* Exercise requirements: In the data that follows, count every line holding the string "with" and give the count alone.

* Stored data:

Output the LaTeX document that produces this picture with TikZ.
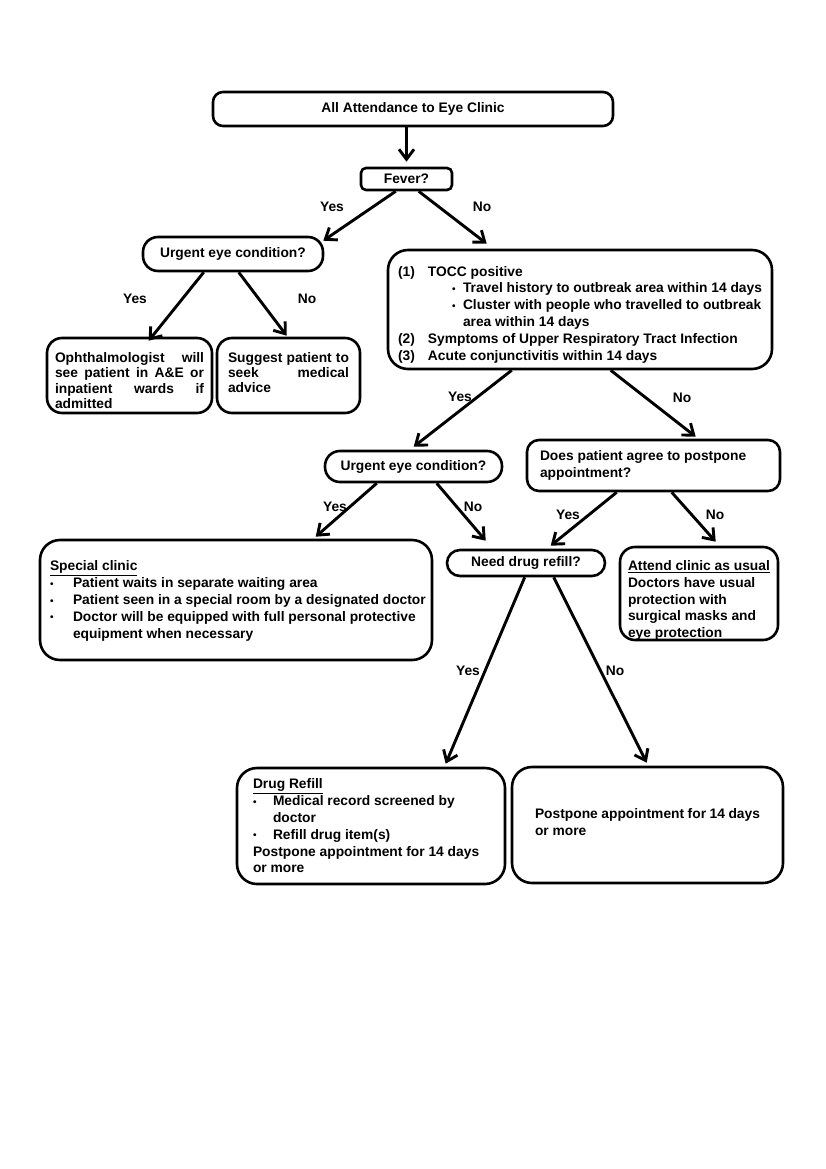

--

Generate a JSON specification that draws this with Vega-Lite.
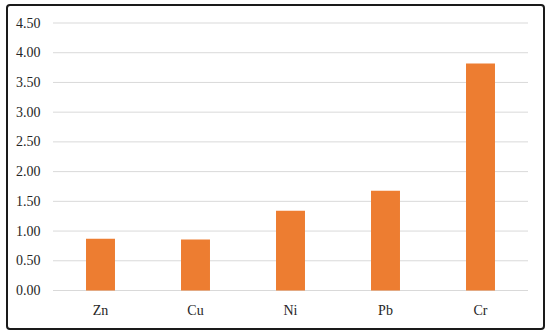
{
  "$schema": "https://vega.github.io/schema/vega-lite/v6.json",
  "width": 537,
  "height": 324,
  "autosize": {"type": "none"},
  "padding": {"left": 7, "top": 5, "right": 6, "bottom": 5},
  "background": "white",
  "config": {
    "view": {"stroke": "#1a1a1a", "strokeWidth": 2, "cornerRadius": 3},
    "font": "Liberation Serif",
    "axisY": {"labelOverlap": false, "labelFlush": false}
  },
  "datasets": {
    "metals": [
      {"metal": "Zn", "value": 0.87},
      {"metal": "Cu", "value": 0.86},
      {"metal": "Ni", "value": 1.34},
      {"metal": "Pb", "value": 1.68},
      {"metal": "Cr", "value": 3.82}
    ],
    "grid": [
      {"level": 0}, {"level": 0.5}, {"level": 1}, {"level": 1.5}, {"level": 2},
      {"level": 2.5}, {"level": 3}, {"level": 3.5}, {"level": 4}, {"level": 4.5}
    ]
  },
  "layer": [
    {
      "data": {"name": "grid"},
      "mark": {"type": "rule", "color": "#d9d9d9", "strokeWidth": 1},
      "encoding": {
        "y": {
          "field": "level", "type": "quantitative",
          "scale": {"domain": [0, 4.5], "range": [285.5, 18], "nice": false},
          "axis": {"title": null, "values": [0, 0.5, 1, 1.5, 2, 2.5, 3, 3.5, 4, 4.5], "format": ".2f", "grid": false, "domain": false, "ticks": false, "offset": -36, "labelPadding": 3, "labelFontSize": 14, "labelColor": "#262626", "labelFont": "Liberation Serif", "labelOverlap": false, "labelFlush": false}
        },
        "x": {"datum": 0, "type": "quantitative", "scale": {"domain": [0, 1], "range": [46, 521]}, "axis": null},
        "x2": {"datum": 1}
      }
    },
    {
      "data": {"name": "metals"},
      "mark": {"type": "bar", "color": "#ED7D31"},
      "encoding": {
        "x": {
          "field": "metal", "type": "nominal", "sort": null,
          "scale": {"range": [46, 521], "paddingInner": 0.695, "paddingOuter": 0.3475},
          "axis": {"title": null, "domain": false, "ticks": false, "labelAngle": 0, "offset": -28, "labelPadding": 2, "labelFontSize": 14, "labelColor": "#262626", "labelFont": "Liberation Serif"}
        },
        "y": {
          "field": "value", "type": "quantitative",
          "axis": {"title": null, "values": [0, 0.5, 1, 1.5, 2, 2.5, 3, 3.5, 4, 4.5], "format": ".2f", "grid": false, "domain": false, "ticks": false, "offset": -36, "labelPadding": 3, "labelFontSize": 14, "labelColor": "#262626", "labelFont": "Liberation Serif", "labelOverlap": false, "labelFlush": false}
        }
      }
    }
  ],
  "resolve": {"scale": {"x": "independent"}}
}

* Answer for this exercise: 2